The Verification Crisis: Expert Perceptions of GenAI Disinformation and the Case for Reproducible Provenance
It addresses the challenge of automated disinformation for policymakers and researchers, but is incremental as it builds on existing concerns with new survey data.
The study surveyed experts to assess GenAI disinformation threats, finding that large-scale text generation poses systemic risks like 'epistemic fragmentation,' while deepfake videos have immediate impact, and experts favor provenance standards over technical detection.

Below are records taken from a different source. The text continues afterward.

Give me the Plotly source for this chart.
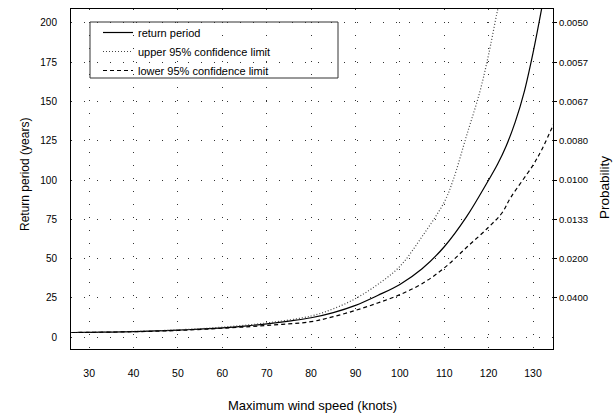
import plotly.graph_objects as go

# ---- data ----
wind_knots = [26, 30, 35, 40, 45, 50, 55, 60, 65, 70, 75, 80, 85, 90, 95, 100, 105, 110, 115, 120, 122, 124, 126, 128, 130, 132, 134]
return_period = [2.9, 3.0, 3.2, 3.5, 3.9, 4.4, 5.1, 5.9, 7.0, 8.4, 10.2, 12.3, 15.6, 20.2, 26.5, 33.5, 43.5, 57.5, 76.5, 100.0, 110.0, 122.0, 137.0, 156.0, 181.0, 210.0, 242.0]

upper_knots = [26, 30, 40, 50, 60, 70, 80, 85, 90, 95, 100, 105, 110, 112, 115, 118, 120, 122, 124]
upper_limit = [2.9, 3.0, 3.6, 4.6, 6.3, 9.0, 13.4, 18.0, 24.5, 33.5, 45, 64, 86, 100, 128, 156, 180, 208, 232]

lower_knots = [26, 30, 40, 50, 60, 70, 80, 85, 90, 95, 100, 105, 110, 115, 120, 123, 125, 130, 132, 135]
lower_limit = [2.9, 3.0, 3.4, 4.2, 5.6, 7.4, 9.8, 13.0, 17.0, 21.7, 27.0, 34.0, 44.0, 57.0, 70.0, 79.0, 89.0, 109.5, 119.5, 138.0]

x_ticks = [30, 40, 50, 60, 70, 80, 90, 100, 110, 120, 130]
y_ticks = [0, 25, 50, 75, 100, 125, 150, 175, 200]
prob_ticks = [25, 50, 75, 100, 125, 150, 175, 200]
prob_labels = ["0.0400", "0.0200", "0.0133", "0.0100", "0.0080", "0.0067", "0.0057", "0.0050"]

W, H = 614, 417
L, R, T, B = 71, 553, 9, 349
FONT = "Liberation Sans, Arial, sans-serif"

fig = go.Figure()
fig.add_trace(go.Scatter(x=wind_knots, y=return_period, mode="lines", name="return period",
                         line=dict(color="black", width=1.2, shape="spline")))
fig.add_trace(go.Scatter(x=upper_knots, y=upper_limit, mode="lines", name="upper 95% confidence limit",
                         line=dict(color="#444444", width=1.2, dash="1px,2px", shape="spline")))
fig.add_trace(go.Scatter(x=lower_knots, y=lower_limit, mode="lines", name="lower 95% confidence limit",
                         line=dict(color="black", width=1.2, dash="4px,3px", shape="spline")))
# invisible trace to activate right axis
fig.add_trace(go.Scatter(x=[None], y=[None], yaxis="y2", showlegend=False, hoverinfo="skip"))

grid = dict(showgrid=True, gridcolor="#333333", gridwidth=1.2, griddash="1px,12px", zeroline=False)

fig.update_layout(
    width=W, height=H,
    margin=dict(l=L, r=W - R, t=T, b=H - B),
    paper_bgcolor="white", plot_bgcolor="white",
    font=dict(family=FONT, color="black"),
    showlegend=True,
    legend=dict(x=(98 - L) / (R - L), y=(B - 18) / (B - T), xanchor="left", yanchor="top",
                bgcolor="rgba(0,0,0,0)", borderwidth=0, font=dict(size=11, family=FONT),
                tracegroupgap=0),
    xaxis=dict(range=[25.9, 134.5], tickvals=x_ticks, ticks="", ticklabelstandoff=14,
               tickfont=dict(size=10.5), showline=True, linecolor="black", linewidth=1,
               mirror=True, **grid),
    yaxis=dict(range=[-7.6, 208.9], tickvals=y_ticks, ticks="", ticklabelstandoff=11,
               tickfont=dict(size=10), showline=True, linecolor="black", linewidth=1,
               mirror=True, **grid),
    yaxis2=dict(range=[-7.6, 208.9], overlaying="y", side="right", tickvals=prob_ticks,
                ticktext=prob_labels, ticks="outside", ticklen=3, tickcolor="black",
                tickfont=dict(size=9.5), showgrid=False, zeroline=False, showline=True,
                linecolor="black", ticklabelstandoff=0),
    shapes=[dict(type="rect", xref="paper", yref="paper",
                 x0=(90 - L) / (R - L), x1=(338 - L) / (R - L),
                 y0=(B - 78) / (B - T), y1=(B - 22) / (B - T),
                 line=dict(color="#333333", width=1), fillcolor="rgba(0,0,0,0)")],
    annotations=[
        dict(text="Maximum wind speed (knots)", xref="paper", yref="paper",
             x=(312 - L) / (R - L), y=(B - 405) / (B - T), showarrow=False,
             font=dict(size=13), xanchor="center", yanchor="middle"),
        dict(text="Return period (years)", xref="paper", yref="paper",
             x=(25 - L) / (R - L), y=(B - 175) / (B - T), showarrow=False, textangle=-90,
             font=dict(size=12), xanchor="center", yanchor="middle"),
        dict(text="Probability", xref="paper", yref="paper",
             x=(604 - L) / (R - L), y=(B - 188) / (B - T), showarrow=False, textangle=-90,
             font=dict(size=13.5), xanchor="center", yanchor="middle"),
    ],
)

fig.write_html("out.html")
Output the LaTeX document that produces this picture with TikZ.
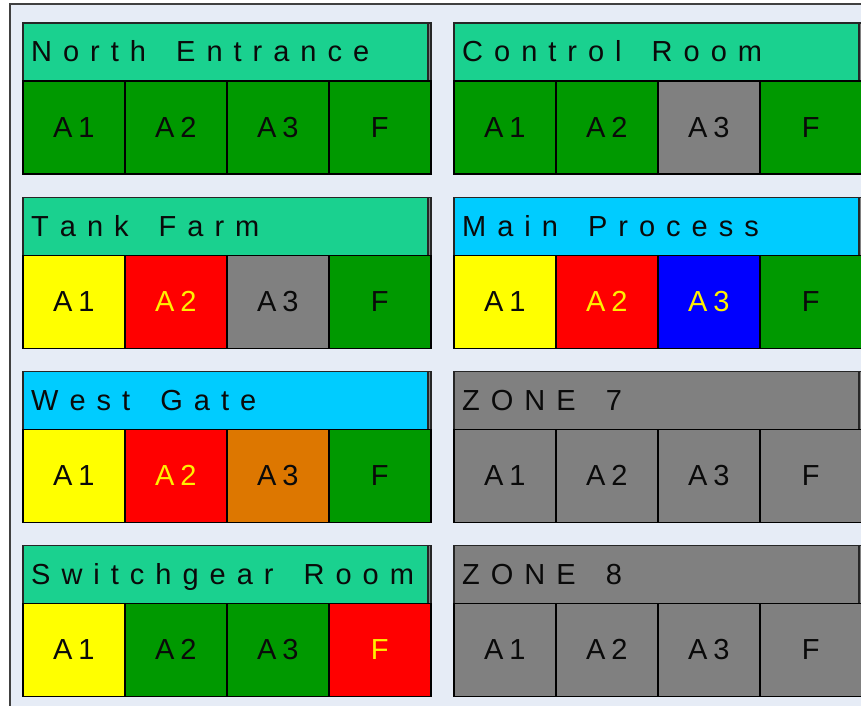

The growth of Generative Artificial Intelligence (GenAI) has shifted disinformation production from manual fabrication to automated, large-scale manipulation. This article presents findings from the first wave of a longitudinal expert perception survey (N=21) involving AI researchers, policymakers, and disinformation specialists. It examines the perceived severity of multimodal threats -- text, image, audio, and video -- and evaluates current mitigation strategies. Results indicate that while deepfake video presents immediate "shock" value, large-scale text generation poses a systemic risk of "epistemic fragmentation" and "synthetic consensus," particularly in the political domain. The survey reveals skepticism about technical detection tools, with experts favoring provenance standards and regulatory frameworks despite implementation barriers. GenAI disinformation research requires reproducible methods. The current challenge is measurement: without standardized benchmarks and reproducibility checklists, tracking or countering synthetic media remains difficult. We propose treating information integrity as an infrastructure with rigor in data provenance and methodological reproducibility.